A new era in the optimal planning of treatment and research of Neuroendocrine tumours (NETs) in Australia: the PLANET registry  (#113)

Simone Leyden 1
  1. The Unicorn Foundation, Blairgowrie, VICTORIA, Australia

NETs are uncommon (6–10:100,000) and complex neoplasms. The PLANET registry (www.planet.org.au) has been instigated to address the rise in incidence and the lack of a national NETs registry, that will allow patient data to be systematically collected and curated in order to better understand NETs. 

The aim is to create an Australia-wide clinical registry for NETs, that will collate key data to evaluate patient outcomes leading to valuable improvements in clinical practice, health outcomes, and facilitate collaborative research. This Registry will also give patients a unique opportunity to directly contribute to specific data collection.

The PLANET registry has a unique multi-disciplinary approach with active participation of oncologists, endocrinologists, gastroenterologists, surgeons, nuclear medicine physicians, pathologists, radiologists, specialist nurses and consumers, that operates as a committee, supported by a targeted security-oriented web-platform developed by the Melbourne eResearch Group. PLANET has established a descriptive, multi-centre, observational, retrospective and prospective, non-interventional, open-ended surveillance registry. Patients are empowered to contribute to this registry through accompanying privacy-protecting mobile applications (apps). This enables patients to enter data on their quality of life (QoL), Bristol Stool Scale, Weekly Vitals (weight, height, BMI) and ECOG score, as well as receiving notifications from doctors via the registry.

PLANET is in the process of ingesting data from major cancer centres across Australia. The registry data model has been standardardised by the PLANET steering committee. Initial interrogation of the registry resulted in a number of summary data. Examples will be demonstrated at the meeting.

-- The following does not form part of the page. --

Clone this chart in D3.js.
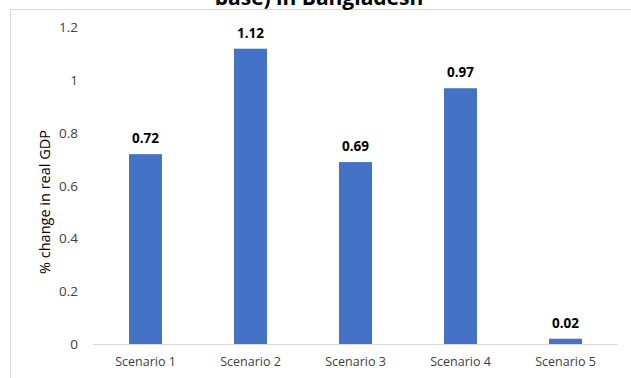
<!DOCTYPE html>
<html>
<head>
<meta charset="utf-8">
<script src="https://cdn.jsdelivr.net/npm/d3@7"></script>
<style>
  html, body { margin: 0; padding: 0; background: #fff; }
  svg { display: block; font-family: "Open Sans", "Noto Sans", sans-serif; }
</style>
</head>
<body>
<svg id="chart" width="631" height="378"></svg>
<script>
// Scenario results: % change in real GDP
const categories = ["Scenario 1", "Scenario 2", "Scenario 3", "Scenario 4", "Scenario 5"];
const values = [0.72, 1.12, 0.69, 0.97, 0.02];
const yTicks = [0, 0.2, 0.4, 0.6, 0.8, 1, 1.2];
const titleText = "base) in Bangladesh";
const yTitle = "% change in real GDP";

const svg = d3.select("#chart");
const W = 631, H = 378;
const plot = { left: 93, right: 618, top: 27.6, bottom: 344 };

// chart frame (extends past the window on the right and bottom)
svg.append("rect")
  .attr("x", 10.5).attr("y", 9.5)
  .attr("width", W + 20).attr("height", H + 20)
  .attr("fill", "none").attr("stroke", "#d9d9d9").attr("stroke-width", 1);

// title, partly clipped by the top edge
svg.append("text")
  .attr("x", 319).attr("y", 4.5)
  .attr("text-anchor", "middle")
  .attr("font-size", 21).attr("font-weight", "bold").attr("fill", "#000")
  .text(titleText);

const x = d3.scaleBand().domain(categories).range([plot.left, plot.right]).paddingInner(0.686).paddingOuter(0.343);
const y = d3.scaleLinear().domain([0, 1.2]).range([plot.bottom, plot.top]);

// y axis labels (no axis line)
const yAxis = d3.axisLeft(y).tickValues(yTicks).tickSize(0).tickPadding(0).tickFormat(d => String(d));
const gy = svg.append("g").attr("transform", `translate(${78},0)`).call(yAxis);
gy.select(".domain").remove();
gy.selectAll("text").attr("font-size", 13.5).attr("fill", "#404040").attr("font-family", "Open Sans, sans-serif");

// bars
svg.append("g").selectAll("rect").data(values).join("rect")
  .attr("x", (d, i) => x(categories[i]))
  .attr("y", d => y(d))
  .attr("width", x.bandwidth())
  .attr("height", d => y(0) - y(d))
  .attr("fill", "#4472c4");

// x axis
const xAxis = d3.axisBottom(x).tickSize(0).tickPadding(13);
const gx = svg.append("g").attr("transform", `translate(0,${plot.bottom})`).call(xAxis);
gx.select(".domain").attr("stroke", "#d9d9d9").attr("stroke-width", 1.2)
  .attr("d", `M${plot.left},0.5H${plot.right}`);
gx.selectAll("text").attr("font-size", 12.5).attr("fill", "#404040").attr("font-family", "Open Sans, sans-serif");

// value labels
svg.append("g").selectAll("text").data(values).join("text")
  .attr("x", (d, i) => x(categories[i]) + x.bandwidth() / 2)
  .attr("y", d => y(d) - 11)
  .attr("text-anchor", "middle")
  .attr("font-size", 13.5).attr("font-weight", "bold").attr("fill", "#000")
  .text(d => d.toFixed(2));

// y axis title
svg.append("text")
  .attr("transform", `translate(50,202) rotate(-90)`)
  .attr("text-anchor", "middle")
  .attr("font-size", 14.5).attr("fill", "#000")
  .text(yTitle);
</script>
</body>
</html>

Uncommon tumours such as NETs are understudied, and not well understood in terms of their biologic and clinical characteristics. NETs have significant impact on patients due to their long disease course, with significant chronic morbidity and impaired QoL. PLANET has the potential to enhance our understanding of NETs, foster collaborations, clinical-trial participation, and make a mark internationally.